I am feeling a little rough today, but in a really great way. Thanks to my usual last-minute dithering as to whether I really wanted to celebrate my birthday, I sent out an invitation five days before my planned date to book others. Yes. Five days, before a weekend and during the busy festive period. I am that bad at this.
As an aside, I'll just add that of course I want to celebrate my birthday, so I don't know why I even bothered to have an internal debate about it. It's just that I have so few close friends in London compared to Singapore that I just get depressed thinking about how few will actually be there for any birthday thing, and how few friends I've made since moving over here. It's not really a function of me as a person, but more to do with the fact that London is a busy, hectic city made up mostly of transients, rendering it almost impossible for people to connect as we did back in school.
But back to my birthday celebration. I have the best friends and family in the world. It was a small celebration, but my friends did the small things which made me happy. I had a birthday cupcake, complete with birthday candle, presented to me in the middle of a very busy bar/club, played table tennis in a fiercely-contested family match which I did not win despite threatening to tell their mother, and even a birthday dance which my best friend's husband gave me.
(NB: I know the definition of best means just one, but if you keep up, I have three best friends, or, two best friends and a person, but, still, they all mean so much to me that I don't ever want to call one best over the other.)
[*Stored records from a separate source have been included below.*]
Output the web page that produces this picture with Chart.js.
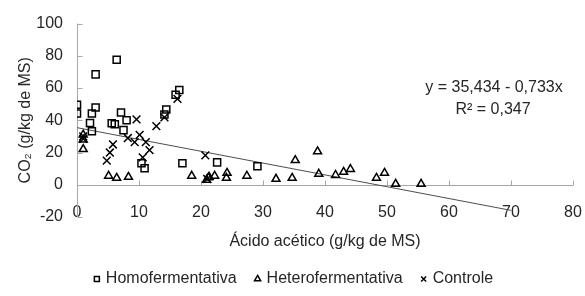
<!DOCTYPE html>
<html>
<head>
<meta charset="utf-8">
<script src="https://cdn.jsdelivr.net/npm/chart.js@4.4.0/dist/chart.umd.min.js"></script>
<style>
  html, body { margin: 0; padding: 0; background: #ffffff; }
  #wrap { width: 585px; height: 296px; }
</style>
</head>
<body>
<div id="wrap"><canvas id="c" width="585" height="296"></canvas></div>
<script>
// ---------------- data ----------------
const seriesNames = ['Homofermentativa', 'Heterofermentativa', 'Controle'];

const homoX = [0, 0, 3.0, 6.4, 3.0, 2.4, 2.1, 2.4, 5.6, 6.1, 7.1, 8.0, 7.5, 16.5, 15.9, 14.4, 14.1, 10.4, 10.9, 17.0, 22.6, 29.1];
const homoY = [49.7, 44.2, 68.5, 77.6, 47.9, 44.2, 38.3, 33.2, 38.2, 37.6, 44.8, 40.0, 33.9, 58.8, 55.8, 46.7, 43.6, 13.3, 10.3, 13.3, 13.9, 11.5];

const heteroX = [1.0, 1.0, 1.0, 5.1, 6.4, 8.3, 18.5, 20.9, 21.2, 21.3, 22.2, 24.1, 24.2, 27.4, 32.1, 34.7, 35.2, 38.8, 39.0, 41.7, 43.0, 44.1, 48.3, 49.6, 51.4, 55.5];
const heteroY = [31.0, 28.0, 22.0, 5.5, 4.2, 4.8, 5.5, 3.0, 4.5, 4.8, 5.5, 4.2, 7.3, 5.5, 3.6, 4.2, 15.2, 20.6, 6.7, 6.0, 7.9, 9.7, 4.2, 7.3, 0.5, 0.5];

const controlX = [1.0, 1.0, 4.8, 5.3, 5.8, 8.2, 9.3, 9.6, 10.1, 10.6, 11.1, 11.7, 12.8, 14.1, 16.2, 20.7, 21.0];
const controlY = [28.5, 30.0, 15.0, 20.0, 25.0, 29.0, 26.5, 40.6, 31.0, 17.0, 26.5, 21.5, 36.4, 41.8, 53.3, 18.2, 3.6];

const xTickValues = [0, 10, 20, 30, 40, 50, 60, 70, 80];
const yTickValues = [-20, 0, 20, 40, 60, 80, 100];

// trend line as printed on the chart: y = 35,434 - 0,733x, drawn from x = 0 to x = 70
const trendIntercept = 35.434;
const trendSlope = -0.733;
const trendX = [0, 70];
const equationLines = ['y = 35,434 - 0,733x', 'R\u00B2 = 0,347'];

const xTitle = '\u00C1cido ac\u00E9tico (g/kg de MS)';
const yTitle = 'CO\u2082 (g/kg de MS)';

// ---------------- chart ----------------
const toPts = (xs, ys) => xs.map((v, i) => ({ x: v, y: ys[i] }));
const FONT = { family: '"Liberation Sans", Arial, sans-serif', size: 16 };
const TXT = '#262626';
const AXIS = '#a6a6a6';

const axesPlugin = {
  id: 'excelAxes',
  beforeDatasetsDraw(chart) {
    const { ctx, scales: { x, y } } = chart;
    const x0 = Math.round(x.getPixelForValue(0)) + 0.5;
    const y0 = Math.round(y.getPixelForValue(0)) + 0.5;
    ctx.save();
    ctx.strokeStyle = AXIS;
    ctx.lineWidth = 1;
    ctx.beginPath();
    ctx.moveTo(x0, y.getPixelForValue(yTickValues[yTickValues.length - 1]));
    ctx.lineTo(x0, y.getPixelForValue(yTickValues[0]));
    y.ticks.forEach(t => {
      const py = Math.round(y.getPixelForValue(t.value)) + 0.5;
      ctx.moveTo(x0, py);
      ctx.lineTo(x0 + 5, py);
    });
    ctx.moveTo(x.getPixelForValue(xTickValues[0]), y0);
    ctx.lineTo(x.getPixelForValue(xTickValues[xTickValues.length - 1]), y0);
    x.ticks.forEach(t => {
      const px = Math.round(x.getPixelForValue(t.value)) + 0.5;
      ctx.moveTo(px, y0);
      ctx.lineTo(px, y0 - 5);
    });
    ctx.stroke();
    ctx.restore();
  },
  afterDraw(chart) {
    const { ctx } = chart;
    ctx.save();
    ctx.fillStyle = TXT;
    ctx.font = '16px "Liberation Sans", Arial, sans-serif';
    ctx.textAlign = 'center';
    ctx.textBaseline = 'middle';
    ctx.fillText(equationLines[0], 494, 88);
    ctx.fillText(equationLines[1], 493, 110);
    ctx.restore();
  }
};

const markerCommon = {
  borderColor: '#000000',
  backgroundColor: 'rgba(0,0,0,0)',
  borderWidth: 1.5,
  pointBorderWidth: 1.5,
  pointHoverRadius: 5
};

new Chart(document.getElementById('c'), {
  type: 'scatter',
  data: {
    datasets: [
      Object.assign({ label: seriesNames[0], data: toPts(homoX, homoY), pointStyle: 'rect', pointRadius: 5 }, markerCommon),
      Object.assign({ label: seriesNames[1], data: toPts(heteroX, heteroY), pointStyle: 'triangle', pointRadius: 4.6 }, markerCommon),
      Object.assign({ label: seriesNames[2], data: toPts(controlX, controlY), pointStyle: 'crossRot', pointRadius: 5.5 }, markerCommon),
      {
        type: 'line',
        label: 'trend',
        data: trendX.map(v => ({ x: v, y: trendIntercept + trendSlope * v })),
        borderColor: '#4d4d4d',
        borderWidth: 1,
        pointRadius: 0,
        fill: false,
        order: 10
      }
    ]
  },
  options: {
    responsive: false,
    animation: false,
    devicePixelRatio: 1,
    layout: { padding: { left: 16, right: 12, top: 19, bottom: -1 } },
    plugins: {
      tooltip: { enabled: false },
      legend: {
        position: 'bottom',
        labels: {
          usePointStyle: true,
          boxWidth: 2,
          boxHeight: 5,
          padding: 20,
          color: TXT,
          font: FONT,
          filter: item => item.datasetIndex < 3
        }
      }
    },
    scales: {
      x: {
        type: 'linear',
        min: xTickValues[0],
        max: xTickValues[xTickValues.length - 1],
        afterBuildTicks: s => { s.ticks = xTickValues.map(v => ({ value: v })); },
        grid: { display: false, drawTicks: false },
        border: { display: false },
        ticks: { mirror: true, padding: -5.6, color: TXT, font: FONT, maxRotation: 0, autoSkip: false },
        title: { display: true, text: xTitle, color: TXT, font: FONT, padding: { top: 9.7, bottom: -0.6 } },
        afterFit: s => { s.height = 34; }
      },
      y: {
        type: 'linear',
        min: yTickValues[0],
        max: yTickValues[yTickValues.length - 1],
        afterBuildTicks: s => { s.ticks = yTickValues.map(v => ({ value: v })); },
        grid: { display: false, drawTicks: false },
        border: { display: false },
        ticks: { padding: 14, color: TXT, font: FONT },
        title: { display: true, text: yTitle, color: TXT, font: FONT, padding: { top: 0, bottom: 2 } },
        afterFit: s => { s.width = 61; }
      }
    }
  },
  plugins: [axesPlugin]
});
</script>
</body>
</html>
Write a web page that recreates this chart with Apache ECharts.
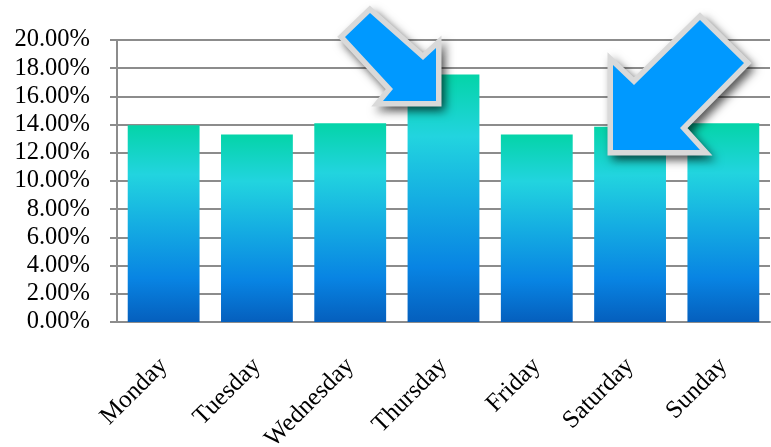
<!DOCTYPE html>
<html>
<head>
<meta charset="utf-8">
<script src="https://cdn.jsdelivr.net/npm/echarts@6/dist/echarts.min.js"></script>
<style>
html,body{margin:0;padding:0;background:#fff;}
#c{width:771px;height:447px;}
</style>
</head>
<body>
<div id="c"></div>
<script>
const categories = ['Monday','Tuesday','Wednesday','Thursday','Friday','Saturday','Sunday'];
const shares = [13.95, 13.30, 14.10, 17.55, 13.30, 13.85, 14.10];
const yMin = 0, yMax = 20, yStep = 2;

// annotation arrows (pixel outlines of decorative callouts)
const arrow1 = [[370,13],[423,60],[436,48],[436,101],[383,101],[393,89],[345,37]];
const arrow2 = [[700,20],[744,63],[680,128],[700,150],[613,150],[613,65],[634,85]];

const chart = echarts.init(document.getElementById('c'), null, {renderer:'canvas'});
const FONT = '"Liberation Serif", "Times New Roman", serif';

function arrowGraphics(pts){
  return [
    {type:'polygon', z:100, shape:{points:pts},
     style:{fill:'#d9d9d9', stroke:'#d9d9d9', lineWidth:11, lineJoin:'miter',
            shadowBlur:10, shadowColor:'rgba(0,0,0,0.55)', shadowOffsetX:4, shadowOffsetY:5}},
    {type:'polygon', z:101, shape:{points:pts}, style:{fill:'#0099FF'}}
  ];
}

chart.setOption({
  animation:false,
  grid:{left:117, right:1, top:40, bottom:125, containLabel:false, outerBoundsMode:'none'},
  xAxis:{
    type:'category', data:categories,
    axisLine:{lineStyle:{color:'#8c8c8c', width:2}},
    axisTick:{length:6, lineStyle:{color:'#8c8c8c', width:2}},
    axisLabel:{rotate:45, margin:40, color:'#000', fontFamily:FONT, fontSize:25, interval:0}
  },
  yAxis:{
    type:'value', min:yMin, max:yMax, interval:yStep,
    axisLine:{show:true, lineStyle:{color:'#8c8c8c', width:2}},
    axisTick:{show:true, length:7, lineStyle:{color:'#8c8c8c', width:2}},
    splitLine:{lineStyle:{color:'#8c8c8c', width:2}},
    axisLabel:{margin:27, color:'#000', fontFamily:FONT, fontSize:24.5,
      formatter:v=>v.toFixed(2)+'%'}
  },
  series:[{
    type:'bar', data:shares, barCategoryGap:'23%',
    itemStyle:{color:new echarts.graphic.LinearGradient(0,0,0,1,[
      {offset:0, color:'#04D4A8'},
      {offset:0.25, color:'#22D4DF'},
      {offset:0.5, color:'#15AEE2'},
      {offset:0.78, color:'#0884E3'},
      {offset:1, color:'#055FBD'}
    ])}
  }],
  graphic: arrowGraphics(arrow1).concat(arrowGraphics(arrow2))
});
</script>
</body>
</html>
In spite of the difficulties that've come my way this way - romance-wise, job-wise and just wondering when was the last time I did something to be truly proud of - I've had a pretty awesome year. And that's mostly down to my awesome friends who are always there for me, my brilliant family who've helped me out so much especially when it came to buying my flat, and, of course, me, for having the incredible toughness of spirit and joie de vivre I sometimes forget I have.